I interrupt our regularly scheduled arts programming in order to bring (slightly) breaking news from the Scottish Political Front! This time on the Celtic Blog: A Quick Guide to the Scottish Referendum. However, I won’t be starting with the referendum itself, since I feel that in order to understand why the vote in September matters you’ve got to understand the history of relations between Scotland and England.
I feel justified in turning your attention to the referendum because, as we’ve seen through the poetry of Robert Burns and Hugh MacDiarmid, the politics of Scotland and its poetry are very closely related. Both past and present Scottish poets have focused on the message of a free Scotland, and with the referendum nearing, their hopes may soon be answered.
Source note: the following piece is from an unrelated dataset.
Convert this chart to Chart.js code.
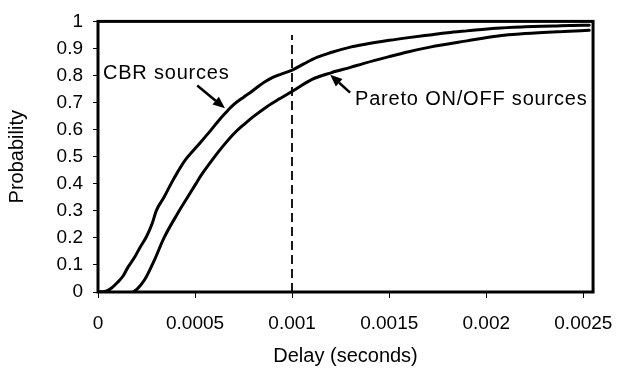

Scotland and England, as you’ve definitely gathered from the poetry we’ve read so far, were not always one country. Indeed, for a very long time the two countries were separate and fairly antagonistic (Ex: William of Orange’s orchestration of the infamous MacDonald massacre in the Glen of Tears, also known as Glen Coe, during which the entire MacDonald clan was murdered by men they had been housing as guests for over a fortnight; the execution of Mary, Queen of Scots, by her cousin Queen Elisabeth I). However, following Queen Elisabeth’s childless death her cousin King James VI of Scotland, son of Mary, Queen of Scots, was proclaimed King James I of England in 1603. This move effectively combined the two countries under one ruler, though each retained their own governments. This partial separation lasted until the Scottish parliament headed by William II dissolved itself 1707 by the passing of the Acts of Union. Scotland was thus brought completely under English control by the vote of small body of upperclass men. Having failed to keep Scotland free through his poems on historic Scottish Resistance, Robert Burns immortalized this moment in Scottish history by penning the bitter Such a Parcel of Rogues in a Nation:
“What force of guile could not subdue,
Thro’ many warlike ages
Is wrought now by ac oward few
For hireling traitor’s wages”
Though the move to unite the two countries into one government was likely accompanied by numerous bribes, the failure of the planned for colony of Caledonia in Darien, a colony that would have substantially helped the Scottish economy, also played a role in the merger. The two countries remained merged for the next three centuries.
In 1998, however, the Scottish Parliament was reformed, and has been voting on matters of importance to Scotland ever since, from the abortion debate to currency circulation (Scotland, in case you didn’t know, issues its own version of the British pound with the Queen replaced by famous Scottish Figures, including Robert Burns. This currency is quite lovely, but is unfortunately not accepted in other parts of the United Kingdom). I highly suggest visiting their website here: www.scottish.parliament.uk/index.aspx and finding out more about the political intrigue modern Scottish poets write in. This reinstatement of Parliament gave Scotland power over its own future it had not had since Mary sat on the throne, power that was made even more meaningful in May 2011 with the creation of a full Scottish government that reports to the British one.
Now, however, Scotland stands on the cusp of the even greater freedom of the Referendum. Should the Referendum pass this September Scotland will no longer be part of the UK. It will instead become a country in it’ own right, and take over the entire governing of itself. As this vote essentially could restore Scotland to the position its poets have dreamed of for centuries, this may be the most important votes any living Scottish person will ever face. After all, there is no telling if the chance to democratically secede will ever be given to Scotland again. The Parliament of Scotland certainly seems to be viewing this as a once in a lifetime opportunity, as they have lowered the voting age in Scotland to sixteen just for the upcoming vote, allowing the youth of the prospective nation to have a say in their future.
Now, for the logistics of the Referendum! According to the Referendum website (www.scotreferendum.com/) , Scotland will take all of the land currently designated Scotland with it, which including as it does most of the UK’s in country oil-rigging, means the newly formed country will not find itself bankrupt directly out of the starting gates. Scotland will have to print an entirely new currency, however, and its place in the EU will be touch and go for the first few months. There will not, however, be a change in passport requirements when crossing from England into Scotland, just as there is not one currently existence between the Republic of Ireland and the UK.
There are quite a few other issues at stake, such as defense strategies and culture (As one poster asked, what happens to the BBC? ), all of which tie in to the truly pressing question, the one of everyone’s mind, the one that will not be answered until September: Will it pass? At the moment, it doesn’t look good. The Guardian reports that only 32% of Scots say they are planning to vote Yes in September, with fifty-seven percent saying No (www.theguardian.com/uk-news/2014/mar/03/scottish-anxiety-independence-revealed-poll) .
Though it is unlikely the referendum will pass, it is a milestone in Scottish History. It is, after all, a chance for the whole of Scotland to decide its fate. No more will Scotland be sold for hireling traitor’s wages.
Note: all the history here recounted comes either from what I can remember from tours around Edinburgh and the Highlands or from the book Scotland: History of a Nation by David Ross.